**Do this:** Extract all lines that hold the string "size".

**Data segment:**

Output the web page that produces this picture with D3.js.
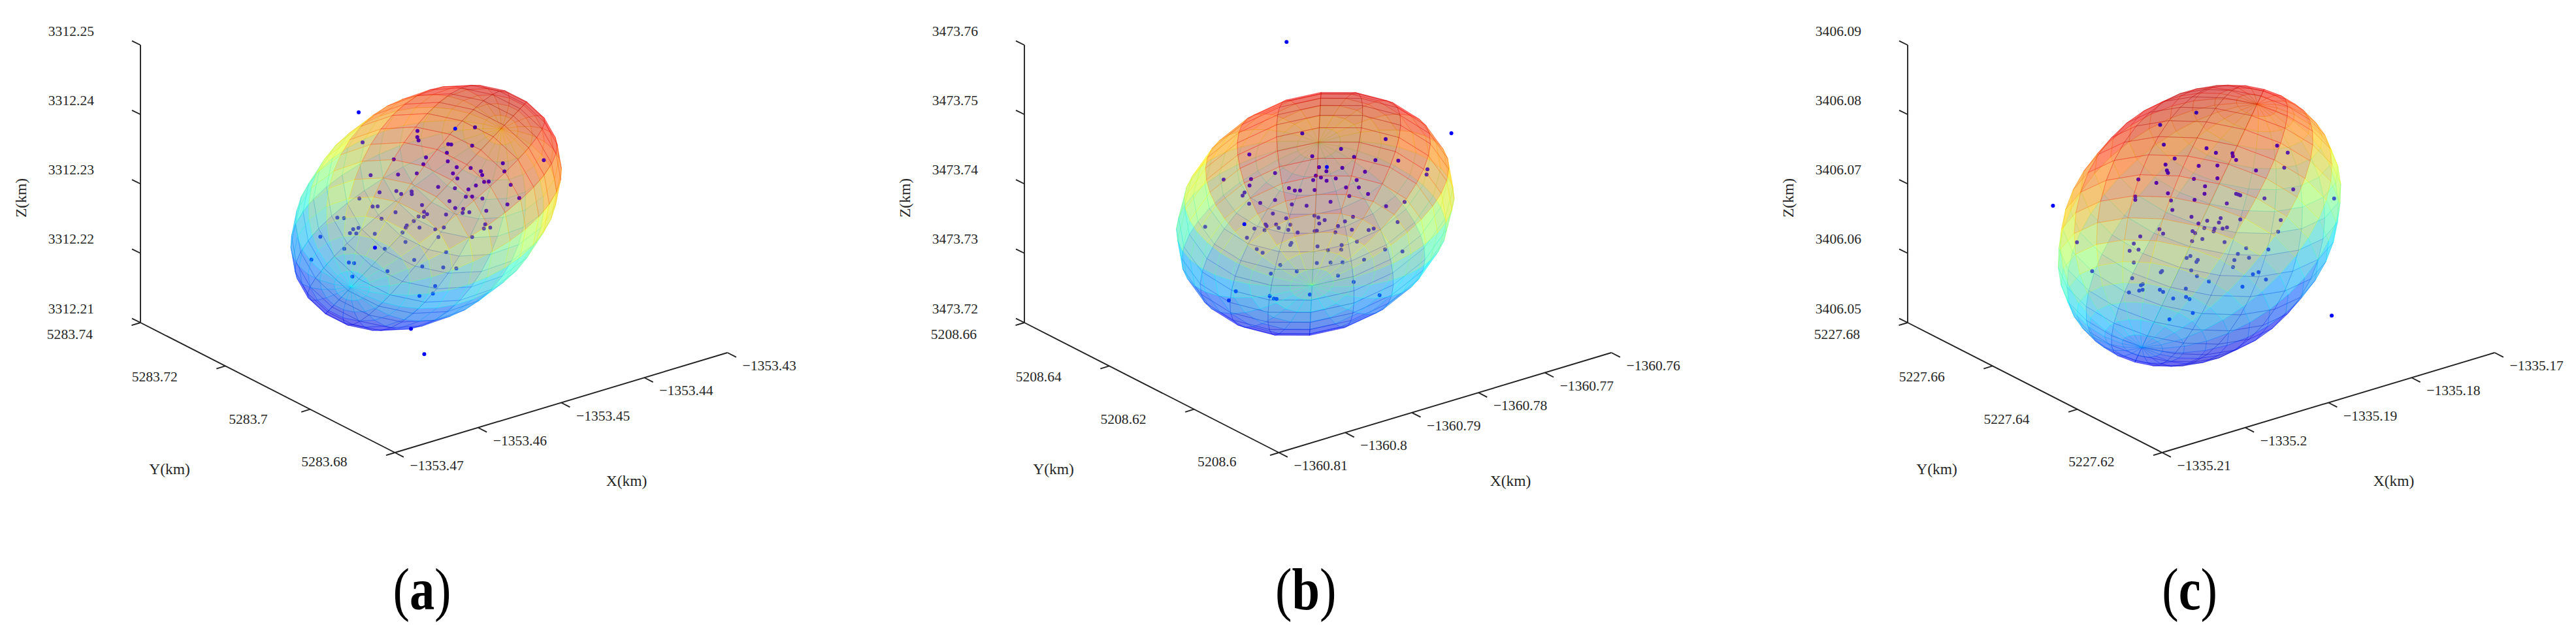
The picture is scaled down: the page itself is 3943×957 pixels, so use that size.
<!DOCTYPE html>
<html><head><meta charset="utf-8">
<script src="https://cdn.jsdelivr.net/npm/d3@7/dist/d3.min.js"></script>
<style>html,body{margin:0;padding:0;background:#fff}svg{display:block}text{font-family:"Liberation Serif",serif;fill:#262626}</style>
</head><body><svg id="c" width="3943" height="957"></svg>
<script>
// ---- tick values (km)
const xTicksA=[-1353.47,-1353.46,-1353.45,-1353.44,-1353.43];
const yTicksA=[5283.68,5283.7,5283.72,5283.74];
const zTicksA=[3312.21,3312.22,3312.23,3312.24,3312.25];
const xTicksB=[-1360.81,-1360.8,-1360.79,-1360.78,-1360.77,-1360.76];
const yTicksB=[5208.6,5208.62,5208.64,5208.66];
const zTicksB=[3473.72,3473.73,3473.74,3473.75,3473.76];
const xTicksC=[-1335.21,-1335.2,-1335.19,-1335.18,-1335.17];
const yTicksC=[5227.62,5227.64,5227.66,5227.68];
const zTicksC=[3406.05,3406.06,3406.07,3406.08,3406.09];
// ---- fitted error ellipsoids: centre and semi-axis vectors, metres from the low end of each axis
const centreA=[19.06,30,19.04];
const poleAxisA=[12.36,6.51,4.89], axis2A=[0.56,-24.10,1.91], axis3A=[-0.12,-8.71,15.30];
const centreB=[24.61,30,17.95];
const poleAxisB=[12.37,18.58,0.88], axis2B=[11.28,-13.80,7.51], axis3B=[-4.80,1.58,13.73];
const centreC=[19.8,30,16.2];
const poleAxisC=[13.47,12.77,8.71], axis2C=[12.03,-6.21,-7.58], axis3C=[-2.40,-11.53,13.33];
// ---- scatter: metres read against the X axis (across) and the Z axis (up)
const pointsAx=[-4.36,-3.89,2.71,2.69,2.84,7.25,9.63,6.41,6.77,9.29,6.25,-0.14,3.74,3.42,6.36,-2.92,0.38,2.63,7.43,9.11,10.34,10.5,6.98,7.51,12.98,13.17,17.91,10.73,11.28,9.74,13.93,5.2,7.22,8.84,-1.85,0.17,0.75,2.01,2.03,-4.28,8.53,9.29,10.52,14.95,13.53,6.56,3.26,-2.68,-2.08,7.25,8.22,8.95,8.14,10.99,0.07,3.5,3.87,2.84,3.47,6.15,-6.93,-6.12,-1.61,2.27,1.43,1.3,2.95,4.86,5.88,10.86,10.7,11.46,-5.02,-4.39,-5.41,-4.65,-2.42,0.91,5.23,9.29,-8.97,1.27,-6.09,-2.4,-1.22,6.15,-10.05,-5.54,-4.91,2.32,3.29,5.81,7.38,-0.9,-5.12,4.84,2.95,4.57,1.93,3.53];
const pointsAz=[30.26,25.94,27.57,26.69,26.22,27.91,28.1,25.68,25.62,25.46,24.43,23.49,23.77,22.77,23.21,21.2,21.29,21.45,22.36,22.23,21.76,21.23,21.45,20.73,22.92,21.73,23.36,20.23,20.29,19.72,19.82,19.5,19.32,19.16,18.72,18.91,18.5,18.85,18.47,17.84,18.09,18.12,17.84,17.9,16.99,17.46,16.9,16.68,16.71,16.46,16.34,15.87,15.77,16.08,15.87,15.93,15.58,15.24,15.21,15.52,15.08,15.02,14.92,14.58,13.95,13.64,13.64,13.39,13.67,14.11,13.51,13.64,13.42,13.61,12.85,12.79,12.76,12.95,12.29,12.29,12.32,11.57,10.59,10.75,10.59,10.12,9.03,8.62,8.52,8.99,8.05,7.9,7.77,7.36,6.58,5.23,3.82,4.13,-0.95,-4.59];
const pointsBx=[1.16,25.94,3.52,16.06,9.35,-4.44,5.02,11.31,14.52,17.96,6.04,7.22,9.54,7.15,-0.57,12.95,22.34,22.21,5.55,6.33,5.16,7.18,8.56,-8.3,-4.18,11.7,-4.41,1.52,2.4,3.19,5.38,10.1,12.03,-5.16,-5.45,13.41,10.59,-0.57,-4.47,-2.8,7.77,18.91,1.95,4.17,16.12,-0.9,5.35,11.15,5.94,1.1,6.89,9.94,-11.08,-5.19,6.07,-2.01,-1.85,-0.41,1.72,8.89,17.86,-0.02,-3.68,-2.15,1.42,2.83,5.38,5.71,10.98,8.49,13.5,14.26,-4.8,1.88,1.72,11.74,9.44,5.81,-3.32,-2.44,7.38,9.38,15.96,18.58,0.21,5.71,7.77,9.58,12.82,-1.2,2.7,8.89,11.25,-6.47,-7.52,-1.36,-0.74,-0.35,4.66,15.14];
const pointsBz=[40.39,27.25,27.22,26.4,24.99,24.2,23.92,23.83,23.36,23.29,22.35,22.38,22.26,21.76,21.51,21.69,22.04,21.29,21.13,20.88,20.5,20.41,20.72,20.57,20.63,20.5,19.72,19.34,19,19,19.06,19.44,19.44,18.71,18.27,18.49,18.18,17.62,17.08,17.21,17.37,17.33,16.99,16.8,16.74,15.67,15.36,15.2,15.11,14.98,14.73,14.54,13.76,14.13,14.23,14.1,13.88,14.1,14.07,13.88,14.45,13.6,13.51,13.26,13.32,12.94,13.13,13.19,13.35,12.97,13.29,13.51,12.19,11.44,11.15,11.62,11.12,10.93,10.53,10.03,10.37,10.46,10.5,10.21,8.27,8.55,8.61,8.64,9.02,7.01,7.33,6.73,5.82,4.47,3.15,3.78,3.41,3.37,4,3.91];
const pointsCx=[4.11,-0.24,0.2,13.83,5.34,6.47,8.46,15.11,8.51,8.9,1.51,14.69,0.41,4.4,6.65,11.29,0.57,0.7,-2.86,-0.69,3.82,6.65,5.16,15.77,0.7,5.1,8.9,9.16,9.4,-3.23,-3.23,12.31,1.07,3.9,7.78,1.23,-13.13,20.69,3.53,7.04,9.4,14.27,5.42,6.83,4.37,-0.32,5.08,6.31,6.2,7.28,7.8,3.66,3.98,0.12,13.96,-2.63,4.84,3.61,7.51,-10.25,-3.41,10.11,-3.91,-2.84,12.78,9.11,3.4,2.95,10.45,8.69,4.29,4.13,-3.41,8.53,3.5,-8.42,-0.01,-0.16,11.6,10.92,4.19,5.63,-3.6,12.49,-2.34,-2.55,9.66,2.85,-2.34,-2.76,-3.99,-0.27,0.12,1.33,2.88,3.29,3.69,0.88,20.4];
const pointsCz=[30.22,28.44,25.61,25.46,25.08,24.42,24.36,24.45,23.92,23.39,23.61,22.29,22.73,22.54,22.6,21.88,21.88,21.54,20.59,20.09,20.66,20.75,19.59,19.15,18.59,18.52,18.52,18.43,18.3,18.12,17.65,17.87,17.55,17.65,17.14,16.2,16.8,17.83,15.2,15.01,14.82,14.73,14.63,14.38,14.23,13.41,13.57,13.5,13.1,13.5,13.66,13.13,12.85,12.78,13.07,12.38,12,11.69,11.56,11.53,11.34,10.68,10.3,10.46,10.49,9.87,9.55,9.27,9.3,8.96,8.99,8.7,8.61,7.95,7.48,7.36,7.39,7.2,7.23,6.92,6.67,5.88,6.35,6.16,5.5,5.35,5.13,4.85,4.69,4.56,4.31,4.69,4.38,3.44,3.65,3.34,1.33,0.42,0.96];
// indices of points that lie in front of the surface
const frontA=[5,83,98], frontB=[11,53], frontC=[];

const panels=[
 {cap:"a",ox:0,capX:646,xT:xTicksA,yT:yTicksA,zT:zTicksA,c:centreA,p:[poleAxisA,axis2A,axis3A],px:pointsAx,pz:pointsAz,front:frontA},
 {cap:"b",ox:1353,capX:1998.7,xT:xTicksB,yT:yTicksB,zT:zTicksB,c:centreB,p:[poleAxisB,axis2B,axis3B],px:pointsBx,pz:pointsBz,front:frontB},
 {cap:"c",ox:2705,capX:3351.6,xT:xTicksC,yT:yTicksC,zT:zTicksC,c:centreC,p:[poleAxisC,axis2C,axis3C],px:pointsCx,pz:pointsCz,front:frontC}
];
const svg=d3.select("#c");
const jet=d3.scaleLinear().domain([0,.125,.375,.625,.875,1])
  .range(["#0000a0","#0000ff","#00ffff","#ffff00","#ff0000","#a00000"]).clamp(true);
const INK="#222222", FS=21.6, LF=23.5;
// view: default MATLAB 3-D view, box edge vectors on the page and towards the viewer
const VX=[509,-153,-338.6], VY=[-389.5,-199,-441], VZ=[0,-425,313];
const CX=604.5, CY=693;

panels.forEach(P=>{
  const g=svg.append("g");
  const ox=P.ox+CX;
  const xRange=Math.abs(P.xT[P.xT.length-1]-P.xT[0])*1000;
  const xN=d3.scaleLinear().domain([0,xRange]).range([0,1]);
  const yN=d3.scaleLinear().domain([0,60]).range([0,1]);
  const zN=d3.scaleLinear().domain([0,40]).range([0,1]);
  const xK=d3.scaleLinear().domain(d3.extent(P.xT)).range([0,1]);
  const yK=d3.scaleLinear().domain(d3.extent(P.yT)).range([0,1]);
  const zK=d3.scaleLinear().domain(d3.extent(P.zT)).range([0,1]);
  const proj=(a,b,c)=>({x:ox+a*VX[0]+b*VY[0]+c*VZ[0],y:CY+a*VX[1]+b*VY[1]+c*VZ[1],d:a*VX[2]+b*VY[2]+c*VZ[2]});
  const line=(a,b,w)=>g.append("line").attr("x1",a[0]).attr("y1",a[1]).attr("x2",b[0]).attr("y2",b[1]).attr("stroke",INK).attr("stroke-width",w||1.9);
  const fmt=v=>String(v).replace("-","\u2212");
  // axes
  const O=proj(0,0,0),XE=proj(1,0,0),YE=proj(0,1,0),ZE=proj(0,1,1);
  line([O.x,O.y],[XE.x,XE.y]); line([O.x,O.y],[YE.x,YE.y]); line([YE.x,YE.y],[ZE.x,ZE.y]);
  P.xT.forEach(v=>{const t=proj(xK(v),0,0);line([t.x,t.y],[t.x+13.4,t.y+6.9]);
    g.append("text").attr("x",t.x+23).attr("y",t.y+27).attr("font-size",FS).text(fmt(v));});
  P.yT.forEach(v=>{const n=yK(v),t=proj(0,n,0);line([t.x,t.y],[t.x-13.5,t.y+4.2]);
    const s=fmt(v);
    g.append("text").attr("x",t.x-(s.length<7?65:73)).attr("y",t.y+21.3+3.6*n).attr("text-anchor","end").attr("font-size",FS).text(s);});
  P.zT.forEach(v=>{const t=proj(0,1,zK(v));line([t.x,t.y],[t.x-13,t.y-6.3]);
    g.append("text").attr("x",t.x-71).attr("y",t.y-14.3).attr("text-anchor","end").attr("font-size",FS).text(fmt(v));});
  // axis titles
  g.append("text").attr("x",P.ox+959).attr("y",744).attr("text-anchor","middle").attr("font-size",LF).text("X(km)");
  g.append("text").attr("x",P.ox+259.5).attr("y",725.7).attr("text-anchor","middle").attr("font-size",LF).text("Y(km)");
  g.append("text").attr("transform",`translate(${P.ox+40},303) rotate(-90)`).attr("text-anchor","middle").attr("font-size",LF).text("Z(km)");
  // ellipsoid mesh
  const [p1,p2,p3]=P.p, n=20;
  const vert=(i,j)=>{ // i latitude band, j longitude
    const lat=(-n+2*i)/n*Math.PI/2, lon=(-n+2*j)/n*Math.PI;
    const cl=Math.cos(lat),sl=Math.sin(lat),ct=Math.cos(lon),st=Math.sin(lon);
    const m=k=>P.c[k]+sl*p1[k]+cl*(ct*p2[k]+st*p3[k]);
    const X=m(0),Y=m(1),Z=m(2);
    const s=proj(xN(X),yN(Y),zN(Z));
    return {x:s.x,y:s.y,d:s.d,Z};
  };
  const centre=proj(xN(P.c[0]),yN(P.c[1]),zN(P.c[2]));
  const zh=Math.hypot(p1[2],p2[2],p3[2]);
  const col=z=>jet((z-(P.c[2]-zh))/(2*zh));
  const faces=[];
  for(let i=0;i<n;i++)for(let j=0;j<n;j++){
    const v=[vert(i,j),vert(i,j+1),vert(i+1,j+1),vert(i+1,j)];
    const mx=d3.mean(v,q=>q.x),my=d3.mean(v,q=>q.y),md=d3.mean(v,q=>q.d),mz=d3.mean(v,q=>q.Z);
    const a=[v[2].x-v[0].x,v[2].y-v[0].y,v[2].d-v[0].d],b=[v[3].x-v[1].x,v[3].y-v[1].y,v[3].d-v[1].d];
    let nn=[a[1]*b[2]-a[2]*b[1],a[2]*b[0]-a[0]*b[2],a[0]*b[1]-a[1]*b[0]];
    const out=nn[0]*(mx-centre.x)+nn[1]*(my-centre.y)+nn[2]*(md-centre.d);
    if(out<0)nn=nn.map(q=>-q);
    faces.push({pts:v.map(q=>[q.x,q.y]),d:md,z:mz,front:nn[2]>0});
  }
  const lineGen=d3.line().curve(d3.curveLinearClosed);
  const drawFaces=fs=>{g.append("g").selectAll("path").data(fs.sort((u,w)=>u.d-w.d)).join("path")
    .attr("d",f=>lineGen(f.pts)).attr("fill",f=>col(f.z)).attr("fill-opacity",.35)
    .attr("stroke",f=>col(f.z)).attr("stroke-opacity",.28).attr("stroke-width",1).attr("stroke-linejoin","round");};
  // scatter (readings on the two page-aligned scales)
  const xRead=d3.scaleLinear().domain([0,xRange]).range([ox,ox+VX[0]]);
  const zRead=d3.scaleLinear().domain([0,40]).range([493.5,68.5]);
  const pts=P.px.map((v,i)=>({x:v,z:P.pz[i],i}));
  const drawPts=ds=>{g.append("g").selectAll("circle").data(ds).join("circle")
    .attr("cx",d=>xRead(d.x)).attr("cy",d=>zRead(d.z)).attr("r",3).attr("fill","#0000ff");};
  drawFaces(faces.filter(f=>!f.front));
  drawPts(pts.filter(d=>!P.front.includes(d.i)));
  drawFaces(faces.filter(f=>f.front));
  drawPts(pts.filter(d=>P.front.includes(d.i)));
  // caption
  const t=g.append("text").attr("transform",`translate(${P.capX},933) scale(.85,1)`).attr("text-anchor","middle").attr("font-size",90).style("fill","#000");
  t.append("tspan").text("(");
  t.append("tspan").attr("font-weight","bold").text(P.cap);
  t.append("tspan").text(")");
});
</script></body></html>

**Task output:**
The picture is scaled down: the page itself is 3943×957 pixels, so use that size.
    g.append("text").attr("x",t.x+23).attr("y",t.y+27).attr("font-size",FS).text(fmt(v));});
    g.append("text").attr("x",t.x-(s.length<7?65:73)).attr("y",t.y+21.3+3.6*n).attr("text-anchor","end").attr("font-size",FS).text(s);});
    g.append("text").attr("x",t.x-71).attr("y",t.y-14.3).attr("text-anchor","end").attr("font-size",FS).text(fmt(v));});
  g.append("text").attr("x",P.ox+959).attr("y",744).attr("text-anchor","middle").attr("font-size",LF).text("X(km)");
  g.append("text").attr("x",P.ox+259.5).attr("y",725.7).attr("text-anchor","middle").attr("font-size",LF).text("Y(km)");
  g.append("text").attr("transform",`translate(${P.ox+40},303) rotate(-90)`).attr("text-anchor","middle").attr("font-size",LF).text("Z(km)");
  const t=g.append("text").attr("transform",`translate(${P.capX},933) scale(.85,1)`).attr("text-anchor","middle").attr("font-size",90).style("fill","#000");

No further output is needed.